(a) 𝑋 is a binomial distribution with 𝑛 = 16 and 𝑝 = 0.5.

$p_x=P(X=x)=\frac{n!}{x!(n-x)!}p^xq^{n-x}$

$\frac{p_{x+1}}{p_x}=\left(\frac{n!}{(x+1)!(n-x-1)!}p^{x+1}q^{n-x-1}\right) /\left( \frac{n!}{x!(n-x)!}p^xq^{n-x}\right)=\frac{n-x}{x+1}\frac{p}{q}\leq 1$

$p(n-x)\leq q(x+1)$

$pn-q\leq x(p+q)=x$

$pn-q=0.5\cdot16-0.5=7.5$

The minimal integer $x\geq 7.5$ is 8.

Since $P(X=n-x)=\frac{n!}{x!(n-x)!}0.5^x0.5^{n-x}=\frac{n!2^{-n}}{x!(n-x)!}=P(X=x)$, any binomial distribution with $p=0.5$ is symmetric, hence, it is not skewed.

Answer. x=8

(b) 𝑋 is a Poisson distribution with 𝜆 = 8.

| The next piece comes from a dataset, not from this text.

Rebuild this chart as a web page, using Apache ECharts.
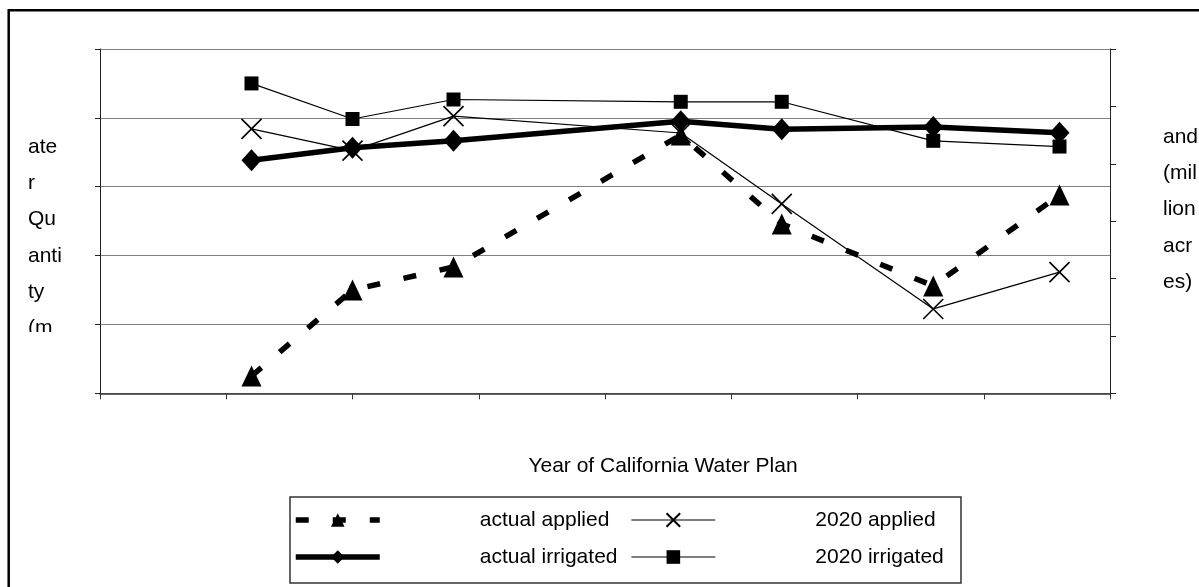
<!DOCTYPE html>
<html>
<head>
<meta charset="utf-8">
<script src="https://cdn.jsdelivr.net/npm/echarts@6/dist/echarts.min.js"></script>
<style>
html,body{margin:0;padding:0;background:#fff;}
#chart{width:1199px;height:587px;}
</style>
</head>
<body>
<div id="chart"></div>
<script>
// ---- data ----
const years = [1966, 1970, 1974, 1983, 1987, 1993, 1998];
const actualApplied     = [24.50, 27.00, 27.67, 31.50, 28.92, 27.12, 29.76];
const plan2020Applied   = [31.68, 31.05, 32.05, 31.56, 29.50, 26.45, 27.52];
const actualIrrigated   = [9.53, 9.64, 9.70, 9.87, 9.80, 9.82, 9.77];
const plan2020Irrigated = [10.20, 9.89, 10.06, 10.04, 10.04, 9.70, 9.65];

const seriesNames = ['actual applied', '2020 applied', 'actual irrigated', '2020 irrigated'];
const xTitle = 'Year of California Water Plan';
const leftTitleLines = ['ate', 'r', 'Qu', 'anti', 'ty', '(m'];
const rightTitleLines = ['and', '(mil', 'lion', 'acr', 'es)'];

const FONT = '"Liberation Sans", Arial, sans-serif';
const pairs = arr => years.map((y, i) => [y, arr[i]]);
const X_PATH = 'path://M0,0L20,20M20,0L0,20';

const chart = echarts.init(document.getElementById('chart'), null, {renderer: 'canvas'});
chart.setOption({
  animation: false,
  backgroundColor: '#fff',
  grid: {left: 100, right: 89, top: 49, height: 344.3},
  xAxis: {
    type: 'value', min: 1960, max: 2000, interval: 5,
    axisLine: {show: true, onZero: false, lineStyle: {color: '#333', width: 1.5}},
    axisTick: {show: true, inside: false, length: 6, lineStyle: {color: '#333'}},
    axisLabel: {show: false},
    splitLine: {show: false}
  },
  yAxis: [
    {
      type: 'value', min: 24, max: 34, interval: 2, position: 'left',
      axisLine: {show: true, lineStyle: {color: '#222', width: 1}},
      axisTick: {show: true, inside: false, length: 5, lineStyle: {color: '#222'}},
      axisLabel: {show: false},
      splitLine: {show: true, lineStyle: {color: '#808080', width: 1.2}}
    },
    {
      type: 'value', min: 7.5, max: 10.5, interval: 0.5, position: 'right',
      axisLine: {show: true, lineStyle: {color: '#222', width: 1}},
      axisTick: {show: true, inside: false, length: 6, lineStyle: {color: '#222'}},
      axisLabel: {show: false},
      splitLine: {show: false}
    }
  ],
  legend: {
    data: seriesNames,
    left: 293, top: 503.5, width: 680,
    orient: 'horizontal',
    padding: 0,
    itemGap: 4,
    itemWidth: 84, itemHeight: 17,
    lineStyle: {width: 'inherit', type: 'inherit'},
    textStyle: {
      fontFamily: FONT, fontSize: 21, color: '#000',
      padding: [0, 0, 0, 95], width: 147, lineHeight: 33
    }
  },
  series: [
    {
      name: seriesNames[0], type: 'line', yAxisIndex: 0, data: pairs(actualApplied),
      symbol: 'triangle', symbolSize: [20, 21],
      lineStyle: {color: '#000', width: 5.5, type: [13, 24]},
      itemStyle: {color: '#000'}, z: 2
    },
    {
      name: seriesNames[1], type: 'line', yAxisIndex: 0, data: pairs(plan2020Applied),
      symbol: X_PATH, symbolSize: 20,
      lineStyle: {color: '#000', width: 1.2},
      itemStyle: {color: 'rgba(0,0,0,0)', borderColor: '#000', borderWidth: 1.6}, z: 3
    },
    {
      name: seriesNames[2], type: 'line', yAxisIndex: 1, data: pairs(actualIrrigated),
      symbol: 'diamond', symbolSize: [20, 22],
      lineStyle: {color: '#000', width: 5.5},
      itemStyle: {color: '#000'}, z: 4
    },
    {
      name: seriesNames[3], type: 'line', yAxisIndex: 1, data: pairs(plan2020Irrigated),
      symbol: 'rect', symbolSize: 14,
      lineStyle: {color: '#000', width: 1.2},
      itemStyle: {color: '#000'}, z: 5
    }
  ],
  graphic: [
    {type: 'rect', silent: true, shape: {x: 8.7, y: 10.3, width: 1400, height: 800},
     style: {fill: 'none', stroke: '#000', lineWidth: 2.5}},
    {type: 'rect', silent: true, shape: {x: 290, y: 497, width: 671, height: 86},
     style: {fill: 'none', stroke: '#333', lineWidth: 1.5}},
    {type: 'text', silent: true, x: 663, y: 466,
     style: {text: xTitle, font: '21px ' + FONT, fill: '#000', align: 'center', verticalAlign: 'middle'}},
    {type: 'text', silent: true, x: 28, y: 128.85,
     style: {text: leftTitleLines.join('\n'), font: '21px ' + FONT, lineHeight: 36.3, fill: '#000', align: 'left', verticalAlign: 'top'}},
    {type: 'rect', silent: true, shape: {x: 15, y: 332, width: 70, height: 20}, style: {fill: '#fff'}},
    {type: 'text', silent: true, x: 1163, y: 118.85,
     style: {text: rightTitleLines.join('\n'), font: '21px ' + FONT, lineHeight: 36.3, fill: '#000', align: 'left', verticalAlign: 'top'}}
  ]
});
</script>
</body>
</html>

$p_x=P(X=x)=\frac{\lambda^{x}}{x!}e^{-\lambda}$

$\frac{p_{x+1}}{p_x}=\left(\frac{\lambda^{x+1}}{(x+1)!}e^{-\lambda}\right) /\left(\frac{\lambda^{x}}{x!}e^{-\lambda}\right)=\frac{\lambda}{x+1}\leq 1$

$x\geq \lambda-1=8-1=7$

The minimal integer $x\geq 7$ is 7, this means that the mode of X is equal to 7.

$E(X)=\sum\limits_{x=0}^{\infty}xP(X=x)=\sum\limits_{x=0}^{\infty}x\frac{\lambda^{x}}{x!}e^{-\lambda}=$

$=\lambda e^{-\lambda}\sum\limits_{x=1}^{\infty}\frac{\lambda^{x-1}}{(x-1)!}=\lambda e^{-\lambda}e^{\lambda}=\lambda=8$

Since $mode(X)=7<E(X)=8$, the probability distribution is skewed to the left.

Answer. x=8, the probability distribution is skewed to the left.

(c) 𝑋 is a Negative Binomial with 𝑟 = 5 and 𝑝 = 0.6

$p_x=P(X=x)=\frac{(x+r-1)!}{x!(r-1)!}q^x p^r$

$\frac{p_{x+1}}{p_x}=\left(\frac{(x+r)!}{(x+1)!(r-1)!}q^{x+1} p^r\right) /\left(\frac{(x+r-1)!}{x!(r-1)!}q^x p^r\right)=\frac{x+r}{x+1}q\leq1$

$qx+qr\leq x+1$

$qr-1\leq px$

$x\geq (qr-1)/p=(0.4\cdot 5-1)/0.6=5/3$

The minimal integer $x\geq 5/3$ is 2.

$E(X)=\sum\limits_{x=0}^{\infty}xP(X=x)=\sum\limits_{x=0}^{\infty}x\frac{(x+r-1)!}{x!(r-1)!}q^x p^r=$

$=\frac{q}{p}r\sum\limits_{x=1}^{\infty}\frac{((x-1)+(r+1)-1)!}{(x-1)!((r+1)-1)!}q^{x-1} p^{r+1}=\frac{q}{p}r=\frac{0.4}{0.6}5=10/3$

Since $mode(X)=2<E(X)=10/3$, the probability distribution is skewed to the left.

Answer. x=2, the probability distribution is skewed to the left.